What is expected: Retype the whole listing verbatim and keep the pictures out of it.

Data extract:
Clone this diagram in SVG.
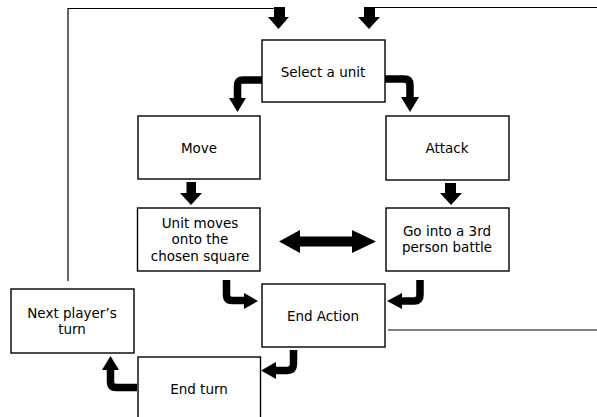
<svg xmlns="http://www.w3.org/2000/svg" width="597" height="417" viewBox="0 0 597 417">
<style>
.box{fill:#fff;stroke:#000;stroke-width:1.4}
.t{font-family:"DejaVu Sans",Verdana,sans-serif;font-size:13.5px;fill:#000;text-anchor:middle}
.ln{fill:none;stroke:#000;stroke-width:1.2}
.sh{fill:none;stroke:#000;stroke-width:7.5}
.hd{fill:#000;stroke:none}
</style>
<rect width="597" height="417" fill="#fff"/>
<g id="connectors">
<polyline class="ln" points="68,281 68,8.5 276,8.5"/>
<polyline class="ln" points="373,7.5 597,7.5"/>
<line class="ln" x1="388" y1="330" x2="597" y2="330"/>
<rect class="hd" x="274" y="7" width="11" height="11"/>
<polygon class="hd" points="268,17 289,17 278.5,29"/>
<rect class="hd" x="364" y="7" width="11" height="11"/>
<polygon class="hd" points="358,17 380,17 369,29"/>
<path class="sh" d="M262,80 H243 Q237.5,80 237.5,86 V99"/>
<polygon class="hd" points="229,98 246,98 237.5,112"/>
<path class="sh" d="M385,79 H404 Q410,79 410,85 V98"/>
<polygon class="hd" points="401,97 419,97 410,112"/>
<rect class="hd" x="186.5" y="182" width="9.5" height="12"/>
<polygon class="hd" points="180,193 202,193 191,205"/>
<rect class="hd" x="445" y="183" width="11" height="11"/>
<polygon class="hd" points="440,193 462,193 451,205"/>
<polygon class="hd" points="279,241.5 300,230 300,236.5 352,236.5 352,230 376,241.5 352,253 352,246.5 300,246.5 300,253"/>
<path class="sh" d="M226.5,280 V295 Q226.5,300.5 232,300.5 H246"/>
<polygon class="hd" points="244,293 258,301 244,309"/>
<path class="sh" d="M420,280 V295 Q420,301 414,301 H400"/>
<polygon class="hd" points="402,293 387,301 402,309"/>
<path class="sh" d="M293.5,350 V364 Q293.5,370.5 287,370.5 H274"/>
<polygon class="hd" points="276,362 261,370.5 276,379"/>
<path class="sh" d="M137,387.5 H116 Q110.5,387.5 110.5,382 V368"/>
<polygon class="hd" points="102,370 119,370 110.5,356"/>
</g>
<g id="select">
<rect class="box" x="262" y="40" width="123" height="62"/>
<text class="t" x="323" y="77">Select a unit</text>
</g>
<g id="move">
<rect class="box" x="138" y="116" width="122" height="63"/>
<text class="t" x="199" y="153">Move</text>
</g>
<g id="attack">
<rect class="box" x="386" y="116" width="123" height="64"/>
<text class="t" x="447" y="153">Attack</text>
</g>
<g id="unitmoves">
<rect class="box" x="137.5" y="208" width="122.5" height="63"/>
<text class="t" x="200" y="227.5">Unit moves</text>
<text class="t" x="200" y="244">onto the</text>
<text class="t" x="200" y="260.5">chosen square</text>
</g>
<g id="battle">
<rect class="box" x="386" y="208" width="123" height="63"/>
<text class="t" x="447" y="235.5">Go into a 3rd</text>
<text class="t" x="447" y="252">person battle</text>
</g>
<g id="endaction">
<rect class="box" x="262" y="284" width="123" height="63"/>
<text class="t" x="323" y="321">End Action</text>
</g>
<g id="nextplayer">
<rect class="box" x="11" y="289" width="123" height="64"/>
<text class="t" x="72" y="318">Next player’s</text>
<text class="t" x="72" y="334">turn</text>
</g>
<g id="endturn">
<rect class="box" x="138" y="357" width="122.5" height="70"/>
<text class="t" x="199" y="394">End turn</text>
</g>
</svg>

Finished answer:
Clone this diagram in SVG.
<svg xmlns="http://www.w3.org/2000/svg" width="597" height="417" viewBox="0 0 597 417">
<style>
.box{fill:#fff;stroke:#000;stroke-width:1.4}
.t{font-family:"DejaVu Sans",Verdana,sans-serif;font-size:13.5px;fill:#000;text-anchor:middle}
.ln{fill:none;stroke:#000;stroke-width:1.2}
.sh{fill:none;stroke:#000;stroke-width:7.5}
.hd{fill:#000;stroke:none}
</style>
<rect width="597" height="417" fill="#fff"/>
<g id="connectors">
<polyline class="ln" points="68,281 68,8.5 276,8.5"/>
<polyline class="ln" points="373,7.5 597,7.5"/>
<line class="ln" x1="388" y1="330" x2="597" y2="330"/>
<rect class="hd" x="274" y="7" width="11" height="11"/>
<polygon class="hd" points="268,17 289,17 278.5,29"/>
<rect class="hd" x="364" y="7" width="11" height="11"/>
<polygon class="hd" points="358,17 380,17 369,29"/>
<path class="sh" d="M262,80 H243 Q237.5,80 237.5,86 V99"/>
<polygon class="hd" points="229,98 246,98 237.5,112"/>
<path class="sh" d="M385,79 H404 Q410,79 410,85 V98"/>
<polygon class="hd" points="401,97 419,97 410,112"/>
<rect class="hd" x="186.5" y="182" width="9.5" height="12"/>
<polygon class="hd" points="180,193 202,193 191,205"/>
<rect class="hd" x="445" y="183" width="11" height="11"/>
<polygon class="hd" points="440,193 462,193 451,205"/>
<polygon class="hd" points="279,241.5 300,230 300,236.5 352,236.5 352,230 376,241.5 352,253 352,246.5 300,246.5 300,253"/>
<path class="sh" d="M226.5,280 V295 Q226.5,300.5 232,300.5 H246"/>
<polygon class="hd" points="244,293 258,301 244,309"/>
<path class="sh" d="M420,280 V295 Q420,301 414,301 H400"/>
<polygon class="hd" points="402,293 387,301 402,309"/>
<path class="sh" d="M293.5,350 V364 Q293.5,370.5 287,370.5 H274"/>
<polygon class="hd" points="276,362 261,370.5 276,379"/>
<path class="sh" d="M137,387.5 H116 Q110.5,387.5 110.5,382 V368"/>
<polygon class="hd" points="102,370 119,370 110.5,356"/>
</g>
<g id="select">
<rect class="box" x="262" y="40" width="123" height="62"/>
<text class="t" x="323" y="77">Select a unit</text>
</g>
<g id="move">
<rect class="box" x="138" y="116" width="122" height="63"/>
<text class="t" x="199" y="153">Move</text>
</g>
<g id="attack">
<rect class="box" x="386" y="116" width="123" height="64"/>
<text class="t" x="447" y="153">Attack</text>
</g>
<g id="unitmoves">
<rect class="box" x="137.5" y="208" width="122.5" height="63"/>
<text class="t" x="200" y="227.5">Unit moves</text>
<text class="t" x="200" y="244">onto the</text>
<text class="t" x="200" y="260.5">chosen square</text>
</g>
<g id="battle">
<rect class="box" x="386" y="208" width="123" height="63"/>
<text class="t" x="447" y="235.5">Go into a 3rd</text>
<text class="t" x="447" y="252">person battle</text>
</g>
<g id="endaction">
<rect class="box" x="262" y="284" width="123" height="63"/>
<text class="t" x="323" y="321">End Action</text>
</g>
<g id="nextplayer">
<rect class="box" x="11" y="289" width="123" height="64"/>
<text class="t" x="72" y="318">Next player’s</text>
<text class="t" x="72" y="334">turn</text>
</g>
<g id="endturn">
<rect class="box" x="138" y="357" width="122.5" height="70"/>
<text class="t" x="199" y="394">End turn</text>
</g>
</svg>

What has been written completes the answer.